You had to sign in and out after hours. There was 24-hour security you had to pass before you got to the elevators that would take you down to parking. One fine Tuesday night / Wednesday morning about 1:30 AM, I left work to go home. My car was on the 6th level underground. I signed out and took the elevator down.

I can't rationally explain what I did next beyond saying it was for fun. I like navigating in the dark. You could hit a switch that would give you five minutes of light (or something) but I knew where my car was -- second niche over, all the way at the back -- and for some idiot reason I didn't turn on the lights, but ambled off into the darkness, keeping one hand on the wall.

It was dark. Dark as a cave. Dark as the black basalt columns of Hell. Far too dark to see your hand in front of your face. Dark dark dark dark dark. I realized this was probably a really dumb idea.
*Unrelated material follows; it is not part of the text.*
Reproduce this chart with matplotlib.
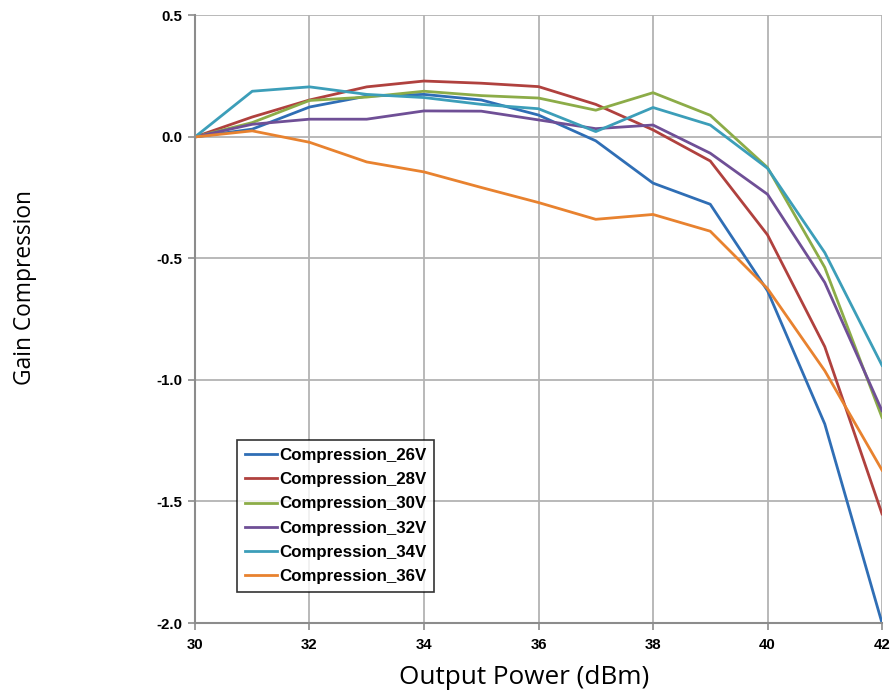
import matplotlib
matplotlib.use("Agg")
import matplotlib.pyplot as plt

# output power (dBm)
power = [30, 31, 32, 33, 34, 35, 36, 37, 38, 39, 40, 41, 42]

# gain compression per drain voltage
comp_26v = [0.0, 0.032, 0.123, 0.168, 0.175, 0.152, 0.09, -0.016, -0.19, -0.277, -0.633, -1.181, -2.0]
comp_28v = [0.0, 0.082, 0.152, 0.206, 0.230, 0.221, 0.207, 0.134, 0.029, -0.099, -0.403, -0.863, -1.551]
comp_30v = [0.0, 0.059, 0.150, 0.164, 0.188, 0.170, 0.160, 0.110, 0.182, 0.089, -0.126, -0.537, -1.154]
comp_32v = [0.0, 0.052, 0.073, 0.073, 0.107, 0.106, 0.070, 0.034, 0.049, -0.067, -0.236, -0.599, -1.127]
comp_34v = [0.0, 0.188, 0.206, 0.175, 0.162, 0.134, 0.116, 0.022, 0.121, 0.049, -0.129, -0.476, -0.94]
comp_36v = [0.0, 0.025, -0.022, -0.103, -0.144, -0.208, -0.27, -0.339, -0.319, -0.388, -0.624, -0.962, -1.371]

labels = ["Compression_26V", "Compression_28V", "Compression_30V",
          "Compression_32V", "Compression_34V", "Compression_36V"]
colors = ["#2f6eb5", "#b0413e", "#8cac48", "#6f4f96", "#3c9eb9", "#e8822f"]
series = [comp_26v, comp_28v, comp_30v, comp_32v, comp_34v, comp_36v]

xticks = [30, 32, 34, 36, 38, 40, 42]
yticks = [0.5, 0.0, -0.5, -1.0, -1.5, -2.0]

fig = plt.figure(figsize=(8.92, 6.94), dpi=100)
ax = fig.add_axes([0.2186, 0.1023, 0.7702, 0.8755])

for y, lab, c in zip(series, labels, colors):
    ax.plot(power, y, color=c, lw=2.0, label=lab)

ax.set_xlim(30, 42)
ax.set_ylim(-2.0, 0.5)
ax.set_xticks(xticks)
ax.set_yticks(yticks)
ax.set_yticklabels(["%.1f" % v for v in yticks])
ax.grid(True, color="#b3b3b3", lw=1.3)
ax.set_axisbelow(True)

for s in ["top", "right"]:
    ax.spines[s].set_visible(False)
for s in ["left", "bottom"]:
    ax.spines[s].set_color("#8c8c8c")
    ax.spines[s].set_linewidth(1.5)

ax.tick_params(axis="both", colors="#8c8c8c", length=5, width=1.2)
for t in ax.get_xticklabels() + ax.get_yticklabels():
    t.set_fontfamily("Liberation Sans")
    t.set_fontweight("bold")
    t.set_fontsize(10.8)
    t.set_color("black")
ax.tick_params(axis="x", pad=6)
ax.tick_params(axis="y", pad=4)

# axis titles placed where the reference has them
fig.text(524 / 892, 1 - 677 / 694, "Output Power (dBm)", fontfamily="Open Sans",
         fontsize=18.8, ha="center", va="center")
fig.text(25 / 892, 1 - 288 / 694, "Gain Compression", fontfamily="Open Sans",
         fontsize=16.4, rotation=90, ha="center", va="center")

leg = ax.legend(loc="lower left", bbox_to_anchor=(0.061, 0.051),
                prop={"family": "Liberation Sans", "weight": "bold", "size": 12.2},
                frameon=True, fancybox=False, handlelength=1.9, handletextpad=0.15,
                borderpad=0.45, labelspacing=0.55, borderaxespad=0)
leg.get_frame().set_edgecolor("black")
leg.get_frame().set_linewidth(1.2)

fig.savefig("out.png", dpi=100)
And then, in the Stygian blackness of the sixth underground parking level of this deserted building at one thirty Wednesday morning on Tuesday night

somebody laughed

and somebody else

shusshed them

and then there was some snickering

and I used the button on my keychain to trip my car alarm -- the car's lights and siren went off so I knew exactly where it was, and I jumped in and hauled ass out of there, hair on my neck standing up the whole way out. Didn't see another car, person, or anything else in that deserted garage.

In retrospect? Probably a couple of security guards down there getting high or something and laughing at the idiot bumbling around in the dark. At the time, a very, very, creepy experience. I always turned the dang lights on, after that.